[Source records]
** begin **

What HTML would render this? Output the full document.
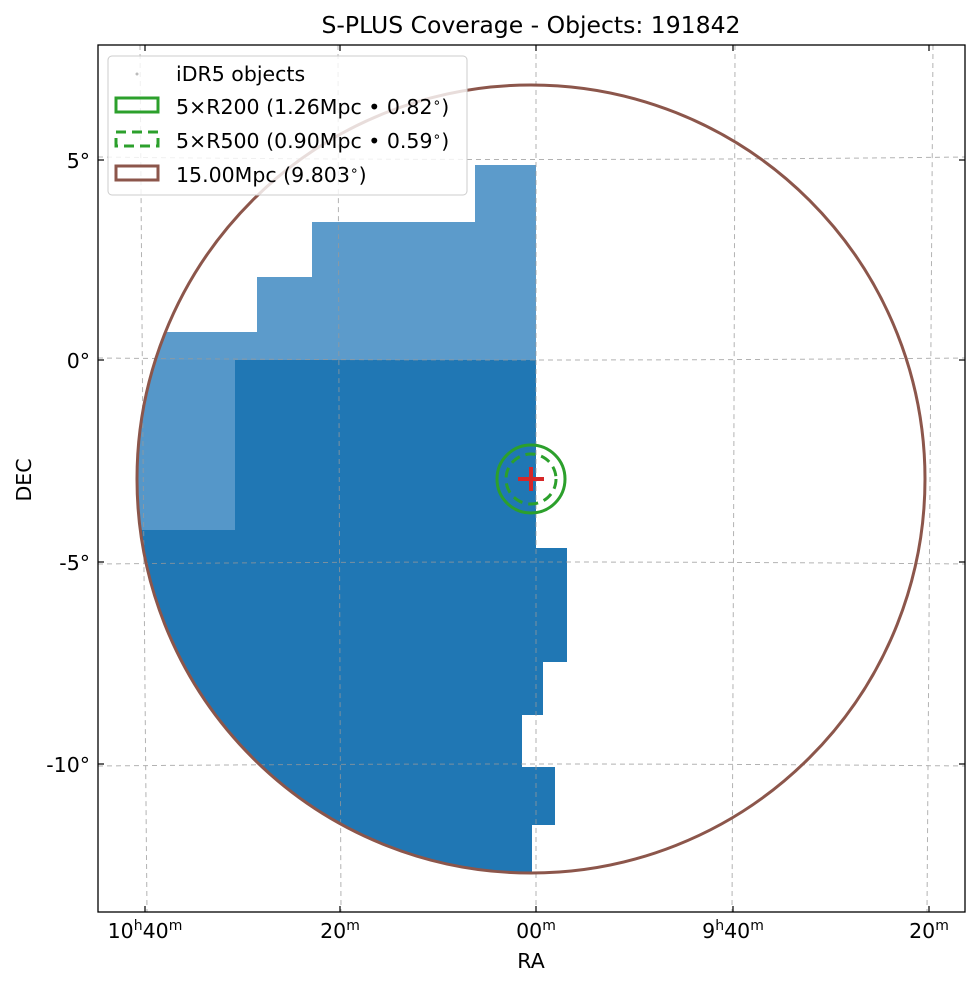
<!DOCTYPE html>
<html><head><meta charset="utf-8"><style>
html,body{margin:0;padding:0;background:#fff;}
svg{display:block;font-family:"DejaVu Sans","Liberation Sans",sans-serif;}
</style></head><body>
<svg width="979" height="986" viewBox="0 0 979 986" xmlns="http://www.w3.org/2000/svg">
<defs>
<clipPath id="c"><circle cx="531" cy="479" r="394"/></clipPath>
<clipPath id="ax"><rect x="98" y="45" width="867" height="867"/></clipPath>
</defs>
<text x="531" y="33" font-size="23.5" text-anchor="middle" fill="#000">S-PLUS Coverage - Objects: 191842</text>
<g clip-path="url(#ax)">
<g clip-path="url(#c)">
<path d="M100,332 L257,332 L257,277 L312,277 L312,222 L475,222 L475,165 L536,165 L536,360 L100,360 Z" fill="#5c9bcb"/>
<path d="M100,360 L235,360 L235,530 L100,530 Z" fill="#5597c9"/>
<path d="M235,360 L536,360 L536,548 L567,548 L567,662 L543,662 L543,715 L522,715 L522,767 L555,767 L555,825 L532,825 L532,900 L100,900 L100,530 L235,530 Z" fill="#2077b4"/>
</g>
<g fill="none" stroke="#999" stroke-width="1" stroke-dasharray="5,4" opacity="0.75">
<path d="M140,45 Q143,480 147,912"/>
<path d="M338,45 Q339,480 341,912"/>
<line x1="536" y1="45" x2="536" y2="912"/>
<path d="M735,45 Q734,480 732,912"/>
<path d="M933,45 Q930,480 927,912"/>
<path d="M98,157 Q531,162 965,157"/>
<path d="M98,358 Q531,362 965,358"/>
<path d="M98,564 Q531,560 965,564"/>
<path d="M98,766 Q531,762 965,766"/>
</g>
<circle cx="531" cy="479" r="394" fill="none" stroke="#8c564b" stroke-width="3"/>
<circle cx="531" cy="479" r="34" fill="none" stroke="#2ca02c" stroke-width="3"/>
<circle cx="531" cy="479" r="25" fill="none" stroke="#2ca02c" stroke-width="3" stroke-dasharray="10,6"/>
<path d="M518,479 H544 M531,467 V491" stroke="#d62728" stroke-width="4"/>
</g>
<rect x="98" y="45" width="867" height="867" fill="none" stroke="#000" stroke-width="1.3"/>
<g stroke="#000" stroke-width="1.2">
<line x1="98" y1="160" x2="104" y2="160"/><line x1="98" y1="360" x2="104" y2="360"/><line x1="98" y1="562" x2="104" y2="562"/><line x1="98" y1="764" x2="104" y2="764"/>
<line x1="965" y1="160" x2="959" y2="160"/><line x1="965" y1="360" x2="959" y2="360"/><line x1="965" y1="562" x2="959" y2="562"/><line x1="965" y1="764" x2="959" y2="764"/>
<line x1="145" y1="912" x2="145" y2="906"/><line x1="340" y1="912" x2="340" y2="906"/><line x1="536" y1="912" x2="536" y2="906"/><line x1="733" y1="912" x2="733" y2="906"/><line x1="929" y1="912" x2="929" y2="906"/>
<line x1="145" y1="45" x2="145" y2="51"/><line x1="340" y1="45" x2="340" y2="51"/><line x1="536" y1="45" x2="536" y2="51"/><line x1="733" y1="45" x2="733" y2="51"/><line x1="929" y1="45" x2="929" y2="51"/>
</g>
<g font-size="20.5" fill="#000" text-anchor="end">
<text x="90" y="168">5°</text><text x="90" y="368">0°</text><text x="90" y="570">-5°</text><text x="90" y="772">-10°</text>
</g>
<g font-size="20.5" fill="#000" text-anchor="middle">
<text x="145" y="938">10<tspan font-size="14" dy="-8">h</tspan><tspan dy="8">40</tspan><tspan font-size="14" dy="-8">m</tspan></text>
<text x="340" y="938">20<tspan font-size="14" dy="-8">m</tspan></text>
<text x="536" y="938">00<tspan font-size="14" dy="-8">m</tspan></text>
<text x="733" y="938">9<tspan font-size="14" dy="-8">h</tspan><tspan dy="8">40</tspan><tspan font-size="14" dy="-8">m</tspan></text>
<text x="929" y="938">20<tspan font-size="14" dy="-8">m</tspan></text>
<text x="531" y="968">RA</text>
</g>
<text x="31" y="480" font-size="20.5" text-anchor="middle" transform="rotate(-90 31 480)">DEC</text>
<rect x="108" y="56" width="359" height="139" rx="4" fill="#fff" fill-opacity="0.8" stroke="#ccc"/>
<circle cx="137" cy="74" r="1.5" fill="#bbb"/>
<rect x="116" y="98" width="42" height="14" fill="none" stroke="#2ca02c" stroke-width="3"/>
<rect x="116" y="132" width="42" height="14" fill="none" stroke="#2ca02c" stroke-width="3" stroke-dasharray="10,6"/>
<rect x="116" y="166" width="42" height="14" fill="none" stroke="#8c564b" stroke-width="3"/>
<g font-size="20.5" fill="#000">
<text x="176" y="81">iDR5 objects</text>
<text x="176" y="114">5×R200 (1.26Mpc • 0.82<tspan font-size="14" dy="-7">∘</tspan><tspan dy="7">)</tspan></text>
<text x="176" y="148">5×R500 (0.90Mpc • 0.59<tspan font-size="14" dy="-7">∘</tspan><tspan dy="7">)</tspan></text>
<text x="176" y="182">15.00Mpc (9.803<tspan font-size="14" dy="-7">∘</tspan><tspan dy="7">)</tspan></text>
</g>
</svg>
</body></html>
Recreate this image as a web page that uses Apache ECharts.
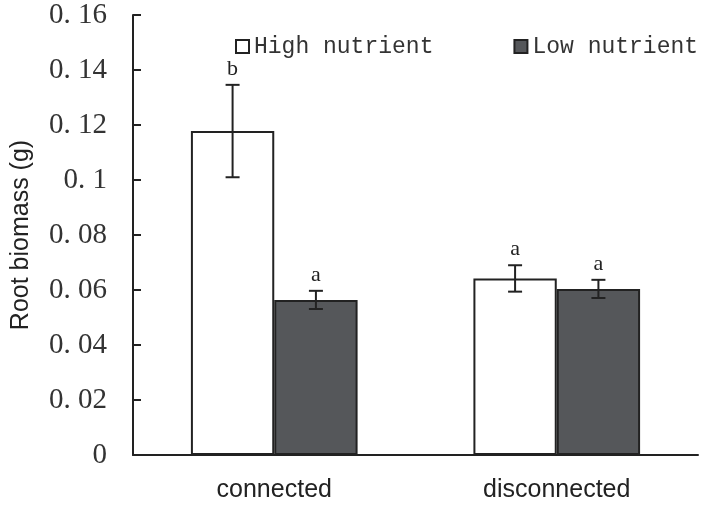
<!DOCTYPE html>
<html><head><meta charset="utf-8">
<script src="https://cdn.jsdelivr.net/npm/echarts@6/dist/echarts.min.js"></script>
<style>html,body{margin:0;padding:0;background:#fff}#c{width:703px;height:505px}</style>
</head><body><div id="c"></div>
<script>
var categories = ['connected', 'disconnected'];
var seriesNames = ['High nutrient', 'Low nutrient'];
var highMeans = [0.1178, 0.0642];
var highErr = [0.0168, 0.0048];
var highLetters = ['b', 'a'];
var lowMeans = [0.0564, 0.0604];
var lowErr = [0.0033, 0.0033];
var lowLetters = ['a', 'a'];
var yTicks = [0, 0.02, 0.04, 0.06, 0.08, 0.1, 0.12, 0.14, 0.16];

var GAP = 0.41;
function errSeries(means, errs, letters, side) {
  var data = means.map(function (m, i) { return [i, m, errs[i]]; });
  return {
    type: 'custom', silent: true, z: 5,
    data: data,
    encode: { x: 0, y: 1 },
    renderItem: function (params, api) {
      var i = api.value(0), m = api.value(1), e = api.value(2);
      var letter = letters[params.dataIndex];
      var band = api.size([1, 0])[0];
      var off = side * band * (1 - GAP) / 4;
      var top = api.coord([i, m + e]);
      var bot = api.coord([i, m - e]);
      var x = top[0] + off;
      var cap = 7;
      var st = { stroke: '#222', lineWidth: 2 };
      return { type: 'group', children: [
        { type: 'line', shape: { x1: x, y1: top[1], x2: x, y2: bot[1] }, style: st },
        { type: 'line', shape: { x1: x - cap, y1: top[1], x2: x + cap, y2: top[1] }, style: st },
        { type: 'line', shape: { x1: x - cap, y1: bot[1], x2: x + cap, y2: bot[1] }, style: st },
        { type: 'text', style: { text: letter, x: x, y: top[1] - 5, align: 'center', verticalAlign: 'bottom',
          font: '22px "Liberation Serif", serif', fill: '#222' } }
      ]};
    }
  };
}

var chart = echarts.init(document.getElementById('c'));
chart.setOption({
  animation: false,
  backgroundColor: '#fff',
  grid: { left: 133, right: 5, top: 15, bottom: 50, containLabel: false },
  legend: {
    data: seriesNames, left: 230, top: 30, width: 470, orient: 'horizontal',
    icon: 'rect', itemWidth: 13, itemHeight: 13, itemGap: 80,
    textStyle: { fontFamily: '"Liberation Mono", monospace', fontSize: 23, color: '#333' }
  },
  xAxis: {
    type: 'category', data: categories,
    axisLine: { lineStyle: { color: '#222', width: 2 } },
    axisTick: { inside: true, length: 8, lineStyle: { color: '#222', width: 2 } },
    axisLabel: { fontFamily: 'Liberation Sans, Arial', fontSize: 25, color: '#222', margin: 23 }
  },
  yAxis: {
    type: 'value', min: 0, max: 0.16, interval: 0.02,
    name: 'Root biomass (g)', nameLocation: 'middle', nameGap: 99, nameRotate: 90,
    nameTextStyle: { fontFamily: 'Liberation Sans, Arial', fontSize: 25, color: '#222' },
    axisLine: { show: true, lineStyle: { color: '#222', width: 2 } },
    axisTick: { show: true, inside: true, length: 8, lineStyle: { color: '#222', width: 2 } },
    splitLine: { show: false },
    axisLabel: {
      margin: 26, fontFamily: '"Liberation Serif", serif', fontSize: 29, color: '#333',
      formatter: function (v) {
        var t = yTicks.filter(function (k) { return Math.abs(k - v) < 1e-9; });
        if (!t.length) return '';
        var s = String(parseFloat(v.toFixed(2)));
        return s === '0' ? '0' : s.replace('.', '. ');
      }
    }
  },
  series: [
    { name: seriesNames[0], type: 'bar', data: highMeans, barGap: '0%', barCategoryGap: (GAP * 100) + '%',
      itemStyle: { color: '#ffffff', borderColor: '#222', borderWidth: 2 } },
    { name: seriesNames[1], type: 'bar', data: lowMeans, barGap: '0%', barCategoryGap: (GAP * 100) + '%',
      itemStyle: { color: '#55575a', borderColor: '#222', borderWidth: 2 } },
    errSeries(highMeans, highErr, highLetters, -1),
    errSeries(lowMeans, lowErr, lowLetters, 1)
  ]
});
</script></body></html>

** end **

§ **Aim**
Give again the lines from "Recreate this image" to "0.12, 0.14, 0.16];" exactly, both of those lines included, and do not include any pictures.

§ **Response to the task**
Recreate this image as a web page that uses Apache ECharts.
<!DOCTYPE html>
<html><head><meta charset="utf-8">
<script src="https://cdn.jsdelivr.net/npm/echarts@6/dist/echarts.min.js"></script>
<style>html,body{margin:0;padding:0;background:#fff}#c{width:703px;height:505px}</style>
</head><body><div id="c"></div>
<script>
var categories = ['connected', 'disconnected'];
var seriesNames = ['High nutrient', 'Low nutrient'];
var highMeans = [0.1178, 0.0642];
var highErr = [0.0168, 0.0048];
var highLetters = ['b', 'a'];
var lowMeans = [0.0564, 0.0604];
var lowErr = [0.0033, 0.0033];
var lowLetters = ['a', 'a'];
var yTicks = [0, 0.02, 0.04, 0.06, 0.08, 0.1, 0.12, 0.14, 0.16];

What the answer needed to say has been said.